The Liberals' parliamentary secretary for the Hunter, Catherine Cusack, has been briefed by Port of Newcastle executives on the container cap and their plans for a terminal.
She said on Thursday that she could not comment because the matter was before the court but the issues involved were "terribly important to Newcastle".
The upper house Public Works Committee recommended last year that the government review the container cap after the Federal Court proceedings.
Mr Latham, whose party is a potential political threat to the Nationals in rural NSW, announced last week that he was moving to Newcastle.

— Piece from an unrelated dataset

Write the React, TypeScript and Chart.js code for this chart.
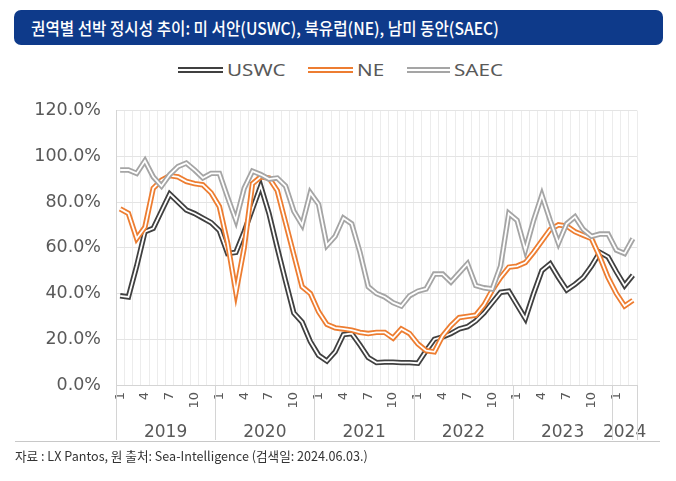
import React, { useEffect, useRef } from 'react';
import { Chart, registerables } from 'chart.js';

Chart.register(...registerables);

// ---- data ----
const years = ['2019', '2020', '2021', '2022', '2023', '2024'];
const monthsInYear = [12, 12, 12, 12, 12, 3];
const tickMonths = [1, 4, 7, 10];
const seriesNames = ['USWC', 'NE', 'SAEC'];
const seriesColors = ['#404040', '#ED7D31', '#A5A5A5'];

const uswc = [
  39, 38.5, 52, 67, 68.5, 76, 83.5, 80, 76.5, 75, 73, 71,
  67.5, 57.5, 58, 67, 77, 87, 75, 60, 45.5, 31.5, 27.5, 19,
  13, 10.5, 14.5, 22, 22.5, 17.5, 12, 9.8, 10, 10, 9.8, 9.8,
  9.5, 15, 20, 21, 22.5, 24.5, 25.5, 28, 31.5, 36, 40.5, 41,
  35, 29, 40, 50, 53, 47, 41.5, 44, 47, 52, 58, 56,
  49.5, 43.5, 48,
];
const ne = [
  77, 75, 64, 69, 86, 89.5, 91.5, 91, 89, 88, 87.5, 84,
  78, 62, 40.5, 60, 88, 91, 90.5, 85, 71, 57, 43, 40,
  32, 26.5, 25, 24.5, 24, 23, 22.5, 23, 23, 20.5, 24.5, 22.5,
  18, 15, 14.5, 21.5, 26, 29.5, 30, 30.5, 35, 41.5, 47, 51.5,
  52, 53.5, 58, 63, 68, 70, 69.5, 67, 65.5, 64, 56, 47,
  40, 34.5, 37,
];
const saec = [
  94, 94, 92.5, 98, 91, 87, 92, 95.5, 97, 94, 90.5, 92.5,
  92.5, 82, 72, 86, 93.5, 92, 90, 90.5, 87, 76, 70, 84,
  79, 61, 65, 73, 70.5, 58, 43, 40, 38.5, 36, 34.5, 39,
  41, 42, 48.5, 48.5, 45, 49, 53, 43.5, 42.5, 42, 52, 75,
  72, 59, 72, 83, 72, 62, 70.5, 73.5, 68, 65, 66, 66,
  59, 57.5, 64,
];
const seriesValues = [uswc, ne, saec];

const yMin = 0;
const yMax = 120;
const yStep = 20;

const labels: string[] = years.flatMap((y, i) =>
  Array.from({ length: monthsInYear[i] }, (_, m) => `${y}-${m + 1}`)
);

const AXIS_FONT = '"DejaVu Sans", "Noto Sans", sans-serif';
const TEXT_COLOR = '#595959';

const yearPlugin = {
  id: 'yearLabels',
  afterDraw(chart: any) {
    const { ctx, chartArea, scales } = chart;
    const x = scales.x;
    const step = x.getPixelForValue(1) - x.getPixelForValue(0);
    const top = chartArea.bottom;
    ctx.save();
    ctx.strokeStyle = '#d4d4d4';
    ctx.lineWidth = 1;
    ctx.fillStyle = TEXT_COLOR;
    ctx.font = `17px ${AXIS_FONT}`;
    ctx.textAlign = 'center';
    ctx.textBaseline = 'middle';
    let idx = 0;
    let end = 0;
    years.forEach((yr, i) => {
      const start = x.getPixelForValue(idx) - step / 2;
      end = x.getPixelForValue(idx + monthsInYear[i] - 1) + step / 2;
      const sx = Math.round(start) + 0.5;
      ctx.beginPath();
      ctx.moveTo(sx, top);
      ctx.lineTo(sx, top + 55);
      ctx.stroke();
      ctx.fillText(yr, (start + end) / 2, top + 48);
      idx += monthsInYear[i];
    });
    const ex = Math.round(end) + 0.5;
    ctx.beginPath();
    ctx.moveTo(ex, top);
    ctx.lineTo(ex, top + 55);
    ctx.stroke();
    ctx.restore();
  },
};

function buildDatasets() {
  const ds: any[] = [];
  // lower order = drawn on top; later series on top (Excel style)
  seriesValues.forEach((vals, i) => {
    const base = (seriesValues.length - 1 - i) * 2;
    ds.push({
      label: seriesNames[i],
      data: vals,
      borderColor: seriesColors[i],
      backgroundColor: seriesColors[i],
      borderWidth: 5.4,
      pointRadius: 0,
      pointHoverRadius: 0,
      tension: 0,
      borderJoinStyle: 'miter',
      order: base + 1,
    });
    ds.push({
      label: seriesNames[i] + '-inner',
      data: vals,
      borderColor: '#ffffff',
      backgroundColor: '#ffffff',
      borderWidth: 1.8,
      pointRadius: 0,
      pointHoverRadius: 0,
      tension: 0,
      borderJoinStyle: 'miter',
      order: base,
    });
  });
  return ds;
}

function LegendItem({ left, textLeft, color, text }: { left: number; textLeft: number; color: string; text: string }) {
  return (
    <>
      <div
        style={{
          position: 'absolute',
          left,
          top: 67,
          width: textLeft - left - 4,
          height: 1.7,
          background: '#fff',
          borderTop: `2px solid ${color}`,
          borderBottom: `2px solid ${color}`,
        }}
      />
      <span
        style={{
          position: 'absolute',
          left: textLeft,
          top: 59,
          display: 'inline-block',
          fontFamily: '"Noto Sans", sans-serif',
          fontSize: 16.5,
          color: TEXT_COLOR,
          lineHeight: '22px',
          transform: 'scaleX(1.25)',
          transformOrigin: 'left center',
          whiteSpace: 'nowrap',
        }}
      >
        {text}
      </span>
    </>
  );
}

export default function App() {
  const canvasRef = useRef<HTMLCanvasElement | null>(null);

  useEffect(() => {
    if (!canvasRef.current) return;
    const chart = new Chart(canvasRef.current, {
      type: 'line',
      data: { labels, datasets: buildDatasets() },
      options: {
        animation: false,
        responsive: true,
        maintainAspectRatio: false,
        layout: { padding: { top: 15, right: 39, left: 0, bottom: 0 } },
        plugins: {
          legend: { display: false },
          tooltip: { enabled: false },
        },
        scales: {
          x: {
            type: 'category',
            offset: true,
            grid: { offset: true, color: '#ececec', drawTicks: false, lineWidth: 1 },
            border: { color: '#d4d4d4' },
            ticks: {
              autoSkip: false,
              minRotation: 90,
              maxRotation: 90,
              padding: 7,
              color: TEXT_COLOR,
              font: { family: AXIS_FONT, size: 13 },
              callback: (_v: any, index: number) => {
                const m = Number(labels[index].split('-')[1]);
                return tickMonths.includes(m) ? String(m) : '';
              },
            },
            afterFit: (s: any) => {
              s.height = 60;
            },
          },
          y: {
            min: yMin,
            max: yMax,
            grid: { color: '#e4e4e4', drawTicks: false },
            border: { color: '#d4d4d4' },
            ticks: {
              stepSize: yStep,
              padding: 15,
              color: TEXT_COLOR,
              font: { family: AXIS_FONT, size: 17.5 },
              callback: (v: any) => Number(v).toFixed(1) + '%',
            },
            afterFit: (s: any) => {
              s.width = 116;
            },
          },
        },
      },
      plugins: [yearPlugin],
    });
    return () => chart.destroy();
  }, []);

  return (
    <div style={{ position: 'absolute', left: 0, top: 0, width: 676, height: 481, background: '#fff', overflow: 'hidden' }}>
      <div
        style={{
          position: 'absolute',
          left: 14,
          top: 10,
          width: 649,
          height: 35,
          background: '#0e3a8a',
          borderRadius: 7,
        }}
      />
      <span
        style={{
          position: 'absolute',
          left: 31,
          top: 10,
          display: 'inline-block',
          color: '#fff',
          fontFamily: '"Noto Sans CJK KR", sans-serif',
          fontWeight: 500,
          fontSize: 17,
          lineHeight: '35px',
          whiteSpace: 'nowrap',
          transform: 'scaleX(0.92)',
          transformOrigin: 'left center',
        }}
      >
        권역별 선박 정시성 추이: 미 서안(USWC), 북유럽(NE), 남미 동안(SAEC)
      </span>
      <LegendItem left={178} textLeft={227} color={seriesColors[0]} text={seriesNames[0]} />
      <LegendItem left={308} textLeft={357} color={seriesColors[1]} text={seriesNames[1]} />
      <LegendItem left={407} textLeft={454} color={seriesColors[2]} text={seriesNames[2]} />
      <div style={{ position: 'absolute', left: 0, top: 85, width: 676, height: 360 }}>
        <canvas ref={canvasRef} />
      </div>
      <div style={{ position: 'absolute', left: 15, top: 441, width: 645, height: 1, background: '#c8c8c8' }} />
      <span
        style={{
          position: 'absolute',
          left: 15,
          top: 446,
          display: 'inline-block',
          fontFamily: '"Noto Sans CJK KR", sans-serif',
          fontSize: 13,
          color: '#333',
          whiteSpace: 'nowrap',
          transform: 'scaleX(0.97)',
          transformOrigin: 'left center',
        }}
      >
        자료 : LX Pantos, 원 출처: Sea-Intelligence (검색일: 2024.06.03.)
      </span>
    </div>
  );
}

The former federal Labor leader raised the Newcastle terminal in Parliament when he added an amendment to a motion from Greens MP Abigail Boyd which called on the government to halt the Great Western Highway duplication until it had investigated in detail improved rail connections between the state's west and the coast.
Mr Latham took aim at the container cap while adding an amendment to support rail freight capacity in the Hunter "to allow the construction of the Port of Newcastle container terminal".
"It ... effectively means we cannot build the Port of Newcastle because of the arrangements put in place by the Baird government and involving also Minister Constance and then Minister Berejiklian," he said.
"It is a shameful arrangement that now holds back the NSW economy when it can least afford it. We need the 15,000 jobs and the capacity to export out of the Port of Newcastle from the northern parts of the state."
Ms Boyd's motion and the amendment were approved with Labor support.